We the People AZ’s Lawsuit Against Runbeck for Video Surveillance Compares Runbeck to Cyber Ninjas Being Held Subject to Public Records Requests

Maricopa County Superior Court Judge Brad Astrowsky conducted a hearing Wednesday regarding Maricopa County and Runbeck Election Systems’ motions to dismiss a lawsuit filed by We the People AZ Alliance (WPAA). WPAA requested video surveillance from Runbeck showing ballots being transferred to and from Runbeck on Election Day and the day after the 2022 general election. Runbeck refused to turn them over, claiming it was not subject to public records requests as a private entity, so WPAA sued the company.

Astrowsky began the hearing by stating that if there is a factual dispute, he may schedule a trial and discovery to get to the bottom of it before getting into the legal part of the motion to dismiss. He acknowledged that the court can consider matters outside of the pleadings, such as public records, noting that the contract between the county and Runbeck is a public record. He added that the county’s election policies are also public records.

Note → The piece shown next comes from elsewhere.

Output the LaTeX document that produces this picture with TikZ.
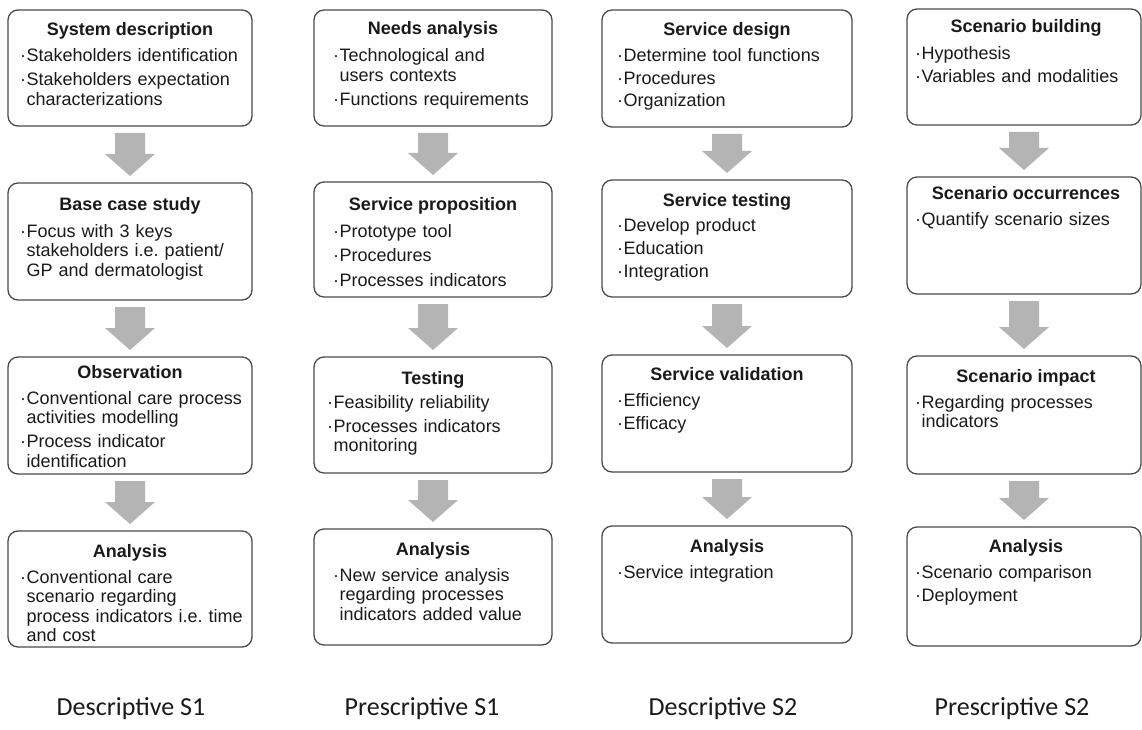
\documentclass[tikz,border=0pt]{standalone}
\usepackage{fontspec}
\setmainfont{Liberation Sans}
\newfontfamily\lblfont{Carlito}
\usetikzlibrary{calc}
\frenchspacing
\definecolor{bordercol}{HTML}{4A4A4A}
\definecolor{arrowcol}{HTML}{B4B4B4}
\definecolor{textcol}{HTML}{1A1A1A}
\newcommand\itm[1]{\hangindent=6.5pt\hangafter=1 \makebox[6.5pt][l]{·}{\let\\\newline #1}\par}
\newcommand\blockarrow[2]{%
  \path ($(#1.south)+(0,7)$) coordinate (#1-s) ($(#2.north)+(0,-7)$) coordinate (#2-n);
  \fill[arrowcol] let \p1=(#1-s), \p2=(#2-n) in
    (\x1-15pt,\y1) -- (\x1+15pt,\y1) -- (\x1+15pt,\y2+22pt) -- (\x1+25pt,\y2+22pt)
    -- (\x1,\y2) -- (\x1-25pt,\y2+22pt) -- (\x1-15pt,\y2+22pt) -- cycle;}
\tikzset{
  box/.style={draw=bordercol, line width=1.3pt, rounded corners=10pt, fill=white,
    inner sep=0pt, outer sep=0pt, anchor=north west},
  ttl/.style={font=\bfseries\fontsize{18}{21}\selectfont, text=textcol, anchor=base, inner sep=0pt},
  body/.style={font=\frenchspacing\fontsize{18}{19.5}\selectfont, text=textcol, anchor=base west,
    inner sep=0pt, text width=250pt, align=left},
  lbl/.style={font=\lblfont\fontsize{26}{30}\selectfont, text=textcol, anchor=base, inner sep=0pt},
}
\begin{document}
\begin{tikzpicture}[x=1pt, y=-1pt]
\fill[white] (0,0) rectangle (1142,730);
\useasboundingbox (0,0) rectangle (1142,730);

% ---------- Column 1 ----------
\node[box, minimum width=244pt, minimum height=116pt] (b11) at (8,10) {};
\node[ttl] (t11) at (130,36) {System description};
\node[body] (x11) at (20,62) {\setlength\parskip{4.5pt}\itm{Stakeholders identification}\itm{Stakeholders expectation\\characterizations}};

\node[box, minimum width=244pt, minimum height=117pt] (b12) at (8,183) {};
\node[ttl] (t12) at (130,211) {Base case study};
\node[body] (x12) at (20,237) {\setlength\parskip{4.5pt}\itm{Focus with 3 keys\\stakeholders i.e. patient/\\GP and dermatologist}};

\node[box, minimum width=244pt, minimum height=117pt] (b13) at (8,357) {};
\node[ttl] (t13) at (130,378) {Observation};
\node[body] (x13) at (20,404) {\setlength\parskip{4.5pt}\itm{Conventional care process\\activities modelling}\itm{Process indicator\\identification}};

\node[box, minimum width=244pt, minimum height=116pt] (b14) at (8,531) {};
\node[ttl] (t14) at (130,557) {Analysis};
\node[body] (x14) at (20,583) {\setlength\parskip{4.5pt}\itm{Conventional care\\scenario regarding\\process indicators i.e. time\\and cost}};

% ---------- Column 2 ----------
\node[box, minimum width=238pt, minimum height=116pt] (b21) at (314,10) {};
\node[ttl] (t21) at (433,35) {Needs analysis};
\node[body] (x21) at (333,62) {\setlength\parskip{4.5pt}\itm{Technological and\\users contexts}\itm{Functions requirements}};

\node[box, minimum width=238pt, minimum height=115pt] (b22) at (314,182) {};
\node[ttl] (t22) at (433,210) {Service proposition};
\node[body] (x22) at (333,237) {\setlength\parskip{5pt}\itm{Prototype tool}\itm{Procedures}\itm{Processes indicators}};

\node[box, minimum width=238pt, minimum height=116pt] (b23) at (314,357) {};
\node[ttl] (t23) at (433,384) {Testing};
\node[body] (x23) at (327,408) {\setlength\parskip{4.5pt}\itm{Feasibility reliability}\itm{Processes indicators\\monitoring}};

\node[box, minimum width=238pt, minimum height=116pt] (b24) at (314,529) {};
\node[ttl] (t24) at (433,555) {Analysis};
\node[body] (x24) at (333,581) {\setlength\parskip{4.5pt}\itm{New service analysis\\regarding processes\\indicators added value}};

% ---------- Column 3 ----------
\node[box, minimum width=250pt, minimum height=117pt] (b31) at (602,10) {};
\node[ttl] (t31) at (727,36) {Service design};
\node[body] (x31) at (617,62) {\setlength\parskip{3pt}\itm{Determine tool functions}\itm{Procedures}\itm{Organization}};

\node[box, minimum width=250pt, minimum height=117pt] (b32) at (602,180) {};
\node[ttl] (t32) at (727,206) {Service testing};
\node[body] (x32) at (617,231) {\setlength\parskip{3.5pt}\itm{Develop product}\itm{Education}\itm{Integration}};

\node[box, minimum width=250pt, minimum height=117pt] (b33) at (602,355) {};
\node[ttl] (t33) at (727,380) {Service validation};
\node[body] (x33) at (617,406) {\setlength\parskip{3.5pt}\itm{Efficiency}\itm{Efficacy}};

\node[box, minimum width=250pt, minimum height=117pt] (b34) at (602,526) {};
\node[ttl] (t34) at (727,552) {Analysis};
\node[body] (x34) at (617,578) {\setlength\parskip{3.5pt}\itm{Service integration}};

% ---------- Column 4 ----------
\node[box, minimum width=234pt, minimum height=116pt] (b41) at (907,9) {};
\node[ttl] (t41) at (1026,33) {Scenario building};
\node[body] (x41) at (915,60) {\setlength\parskip{3.5pt}\itm{Hypothesis}\itm{Variables and modalities}};

\node[box, minimum width=234pt, minimum height=117pt] (b42) at (907,177) {};
\node[ttl] (t42) at (1026,200) {Scenario occurrences};
\node[body] (x42) at (915,225) {\setlength\parskip{3.5pt}\itm{Quantify scenario sizes}};

\node[box, minimum width=234pt, minimum height=118pt] (b43) at (907,356) {};
\node[ttl] (t43) at (1026,382) {Scenario impact};
\node[body] (x43) at (915,408) {\setlength\parskip{3.5pt}\itm{Regarding processes\\indicators}};

\node[box, minimum width=234pt, minimum height=119pt] (b44) at (907,527) {};
\node[ttl] (t44) at (1026,552) {Analysis};
\node[body] (x44) at (915,578) {\setlength\parskip{3.5pt}\itm{Scenario comparison}\itm{Deployment}};

% ---------- Arrows ----------
\blockarrow{b11}{b12}\blockarrow{b12}{b13}\blockarrow{b13}{b14}
\blockarrow{b21}{b22}\blockarrow{b22}{b23}\blockarrow{b23}{b24}
\blockarrow{b31}{b32}\blockarrow{b32}{b33}\blockarrow{b33}{b34}
\blockarrow{b41}{b42}\blockarrow{b42}{b43}\blockarrow{b43}{b44}

% ---------- Column labels ----------
\node[lbl] (l1) at (131,715) {Descriptive S1};
\node[lbl] (l2) at (422,715) {Prescriptive S1};
\node[lbl] (l3) at (723,715) {Descriptive S2};
\node[lbl] (l4) at (1012,715) {Prescriptive S2};
\end{tikzpicture}
\end{document}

WPAA’s attorney, Bryan Blehm, who is also representing Kari Lake in her election contest, responded and said there is a factual issue. He cited the testimony of Maricopa County Recorder Stephen Richer at Lake’s election contest trial in December when Richer said that the county doesn’t count the ballot affidavit packets that come into the county from the different vote centers and drop boxes on Election Day since “in essence there are too many of them.” Blehm said Richer admitted “they truck them over to Runbeck and use Runbeck’s equipment with their employees.”

Blehm added, “They make a big deal about the fact their employees are in charge those two days.”